_Work to be completed_:
Write out, word for word, every line from the first one through the line that holds "gini = 0.178\\", and nothing else; skip the pictures.

_Given data_:
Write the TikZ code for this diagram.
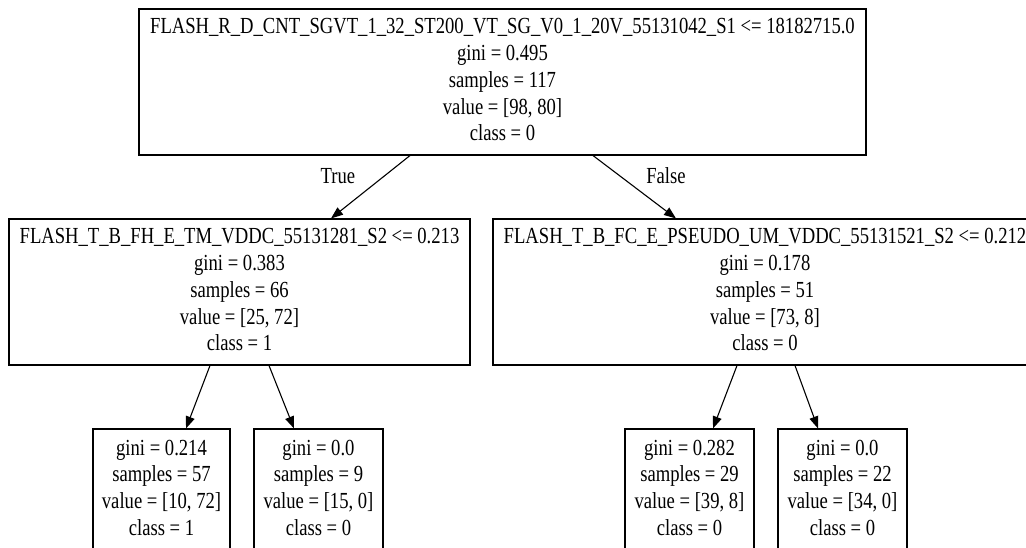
\documentclass[tikz,border=0pt]{standalone}
\usepackage{fontspec}
\setmainfont{Liberation Serif}
\usepackage{graphicx}
\usetikzlibrary{arrows.meta,calc}

% multi-line, slightly condensed label text
\newcommand{\nodelines}[1]{\scalebox{0.81}[1]{\begin{tabular}{@{}c@{}}#1\end{tabular}}}

\tikzset{
  treebox/.style={draw, rectangle, line width=1.1pt, inner sep=0pt,
    font=\fontsize{23}{26.7}\selectfont},
  edgelabel/.style={inner sep=0pt, font=\fontsize{23}{26.7}\selectfont},
  treeedge/.style={line width=1.1pt, -{Triangle[length=12pt,width=9pt]}}
}

\begin{document}
\begin{tikzpicture}[x=1pt,y=-1pt]
\clip (0,0) rectangle (1026,548);
\fill[white] (0,0) rectangle (1026,548);

% split nodes
\node[treebox, minimum width=727pt, minimum height=146pt] (root) at (502.5,82)
  {\nodelines{FLASH\_R\_D\_CNT\_SGVT\_1\_32\_ST200\_VT\_SG\_V0\_1\_20V\_55131042\_S1 <= 18182715.0\\
  gini = 0.495\\ samples = 117\\ value = [98, 80]\\ class = 0}};

\node[treebox, minimum width=461pt, minimum height=146pt] (left) at (239.5,292)
  {\nodelines{FLASH\_T\_B\_FH\_E\_TM\_VDDC\_55131281\_S2 <= 0.213\\
  gini = 0.383\\ samples = 66\\ value = [25, 72]\\ class = 1}};

\node[treebox, minimum width=544pt, minimum height=146pt] (right) at (765,292)
  {\nodelines{FLASH\_T\_B\_FC\_E\_PSEUDO\_UM\_VDDC\_55131521\_S2 <= 0.212\\
  gini = 0.178\\ samples = 51\\ value = [73, 8]\\ class = 0}};

% leaves
\node[treebox, minimum width=137pt, minimum height=122pt] (leafa) at (161.5,490)
  {\nodelines{gini = 0.214\\ samples = 57\\ value = [10, 72]\\ class = 1}};
\node[treebox, minimum width=129pt, minimum height=122pt] (leafb) at (318.5,490)
  {\nodelines{gini = 0.0\\ samples = 9\\ value = [15, 0]\\ class = 0}};
\node[treebox, minimum width=129pt, minimum height=122pt] (leafc) at (689.5,490)
  {\nodelines{gini = 0.282\\ samples = 29\\ value = [39, 8]\\ class = 0}};
\node[treebox, minimum width=129pt, minimum height=122pt] (leafd) at (842.5,490)
  {\nodelines{gini = 0.0\\ samples = 22\\ value = [34, 0]\\ class = 0}};

% edges
\draw[treeedge] ([xshift=-92.5pt]root.south) -- ([xshift=91.5pt]left.north);
\draw[treeedge] ([xshift=90.5pt]root.south) -- ([xshift=-89pt]right.north);
\draw[treeedge] ([xshift=-29.5pt]left.south) -- ([xshift=24.5pt]leafa.north);
\draw[treeedge] ([xshift=29.5pt]left.south) -- ([xshift=-24.5pt]leafb.north);
\draw[treeedge] ([xshift=-28pt]right.south) -- ([xshift=23.5pt]leafc.north);
\draw[treeedge] ([xshift=30pt]right.south) -- ([xshift=-24.5pt]leafd.north);

% branch labels
\node[edgelabel] (truelbl) at (338,176) {\scalebox{0.81}[1]{True}};
\node[edgelabel] (falselbl) at (666,176) {\scalebox{0.81}[1]{False}};
\end{tikzpicture}
\end{document}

_Complete output_:
Write the TikZ code for this diagram.
\documentclass[tikz,border=0pt]{standalone}
\usepackage{fontspec}
\setmainfont{Liberation Serif}
\usepackage{graphicx}
\usetikzlibrary{arrows.meta,calc}

% multi-line, slightly condensed label text
\newcommand{\nodelines}[1]{\scalebox{0.81}[1]{\begin{tabular}{@{}c@{}}#1\end{tabular}}}

\tikzset{
  treebox/.style={draw, rectangle, line width=1.1pt, inner sep=0pt,
    font=\fontsize{23}{26.7}\selectfont},
  edgelabel/.style={inner sep=0pt, font=\fontsize{23}{26.7}\selectfont},
  treeedge/.style={line width=1.1pt, -{Triangle[length=12pt,width=9pt]}}
}

\begin{document}
\begin{tikzpicture}[x=1pt,y=-1pt]
\clip (0,0) rectangle (1026,548);
\fill[white] (0,0) rectangle (1026,548);

% split nodes
\node[treebox, minimum width=727pt, minimum height=146pt] (root) at (502.5,82)
  {\nodelines{FLASH\_R\_D\_CNT\_SGVT\_1\_32\_ST200\_VT\_SG\_V0\_1\_20V\_55131042\_S1 <= 18182715.0\\
  gini = 0.495\\ samples = 117\\ value = [98, 80]\\ class = 0}};

\node[treebox, minimum width=461pt, minimum height=146pt] (left) at (239.5,292)
  {\nodelines{FLASH\_T\_B\_FH\_E\_TM\_VDDC\_55131281\_S2 <= 0.213\\
  gini = 0.383\\ samples = 66\\ value = [25, 72]\\ class = 1}};

\node[treebox, minimum width=544pt, minimum height=146pt] (right) at (765,292)
  {\nodelines{FLASH\_T\_B\_FC\_E\_PSEUDO\_UM\_VDDC\_55131521\_S2 <= 0.212\\
  gini = 0.178\\ samples = 51\\ value = [73, 8]\\ class = 0}};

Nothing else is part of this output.